* START Data provided *

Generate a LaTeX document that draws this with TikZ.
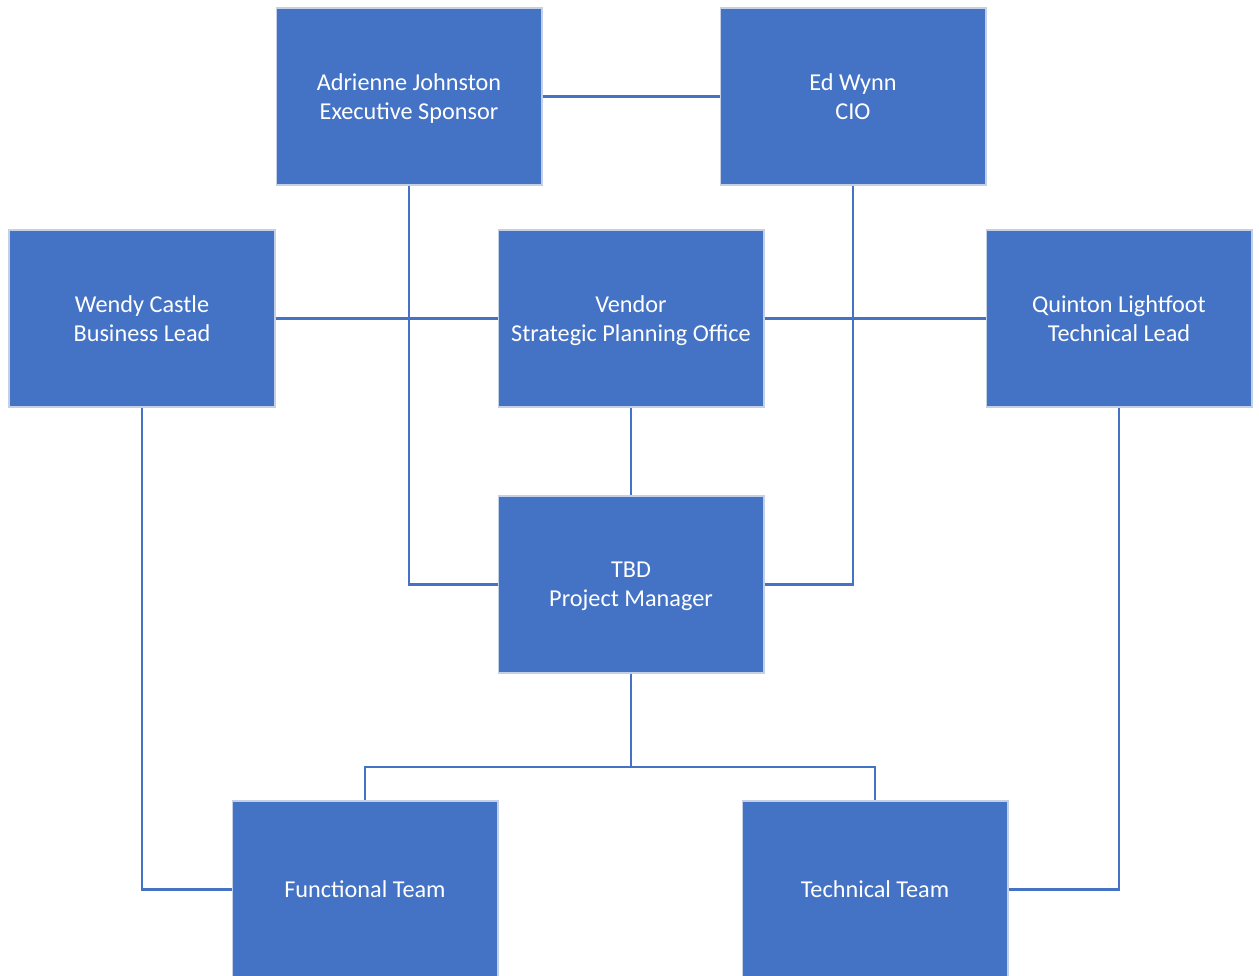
\documentclass[tikz,border=0pt]{standalone}
\usepackage{fontspec}
\setmainfont{Carlito}
\usetikzlibrary{positioning}
\definecolor{boxblue}{RGB}{68,114,196}
\definecolor{boxedge}{RGB}{196,208,230}

\begin{document}
\begin{tikzpicture}[x=0.02cm, y=-0.02cm,
        role/.style={rectangle, draw=boxedge, line width=0.6pt, fill=boxblue, text=white,
            minimum width=5.32cm, minimum height=3.54cm, inner sep=0pt, align=center,
            text depth=0pt, font=\fontsize{13.8}{16.5}\selectfont},
        link/.style={draw=boxblue, line width=1.4pt}]
                \useasboundingbox (0,0) rectangle (1259,976);
                \clip (0,0) rectangle (1259,976);

                \node[role] (sponsor) at (409,96.5) {Adrienne Johnston\\Executive Sponsor};
                \node[role] (cio) at (853,96.5) {Ed Wynn\\CIO};
                \node[role] (business) at (142,318.5) {Wendy Castle\\Business Lead};
                \node[role] (vendor) at (631,318.5) {Vendor\\Strategic Planning Office};
                \node[role] (techlead) at (1119,318.5) {Quinton Lightfoot\\Technical Lead};
                \node[role] (pm) at (631,584.5) {TBD\\Project Manager};
                \node[role] (functional) at (365,889.5) {Functional Team};
                \node[role] (techteam) at (875,889.5) {Technical Team};
                \coordinate (split) at (631,767);

                \path[link]
                    (sponsor) -- (cio)
                    (sponsor) |- (pm)
                    (cio) |- (pm)
                    (business) -- (vendor)
                    (vendor) -- (techlead)
                    (vendor) -- (pm)
                    (pm) -- (split)
                    (split) -| (functional)
                    (split) -| (techteam)
                    (business) |- (functional)
                    (techlead) |- (techteam)
                    ;
            \end{tikzpicture}
\end{document}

* END Data provided *

## Description of the task
Write out the whole listing again, exactly, with no pictures.

## Task output
Generate a LaTeX document that draws this with TikZ.
\documentclass[tikz,border=0pt]{standalone}
\usepackage{fontspec}
\setmainfont{Carlito}
\usetikzlibrary{positioning}
\definecolor{boxblue}{RGB}{68,114,196}
\definecolor{boxedge}{RGB}{196,208,230}

\begin{document}
\begin{tikzpicture}[x=0.02cm, y=-0.02cm,
        role/.style={rectangle, draw=boxedge, line width=0.6pt, fill=boxblue, text=white,
            minimum width=5.32cm, minimum height=3.54cm, inner sep=0pt, align=center,
            text depth=0pt, font=\fontsize{13.8}{16.5}\selectfont},
        link/.style={draw=boxblue, line width=1.4pt}]
                \useasboundingbox (0,0) rectangle (1259,976);
                \clip (0,0) rectangle (1259,976);

                \node[role] (sponsor) at (409,96.5) {Adrienne Johnston\\Executive Sponsor};
                \node[role] (cio) at (853,96.5) {Ed Wynn\\CIO};
                \node[role] (business) at (142,318.5) {Wendy Castle\\Business Lead};
                \node[role] (vendor) at (631,318.5) {Vendor\\Strategic Planning Office};
                \node[role] (techlead) at (1119,318.5) {Quinton Lightfoot\\Technical Lead};
                \node[role] (pm) at (631,584.5) {TBD\\Project Manager};
                \node[role] (functional) at (365,889.5) {Functional Team};
                \node[role] (techteam) at (875,889.5) {Technical Team};
                \coordinate (split) at (631,767);

                \path[link]
                    (sponsor) -- (cio)
                    (sponsor) |- (pm)
                    (cio) |- (pm)
                    (business) -- (vendor)
                    (vendor) -- (techlead)
                    (vendor) -- (pm)
                    (pm) -- (split)
                    (split) -| (functional)
                    (split) -| (techteam)
                    (business) |- (functional)
                    (techlead) |- (techteam)
                    ;
            \end{tikzpicture}
\end{document}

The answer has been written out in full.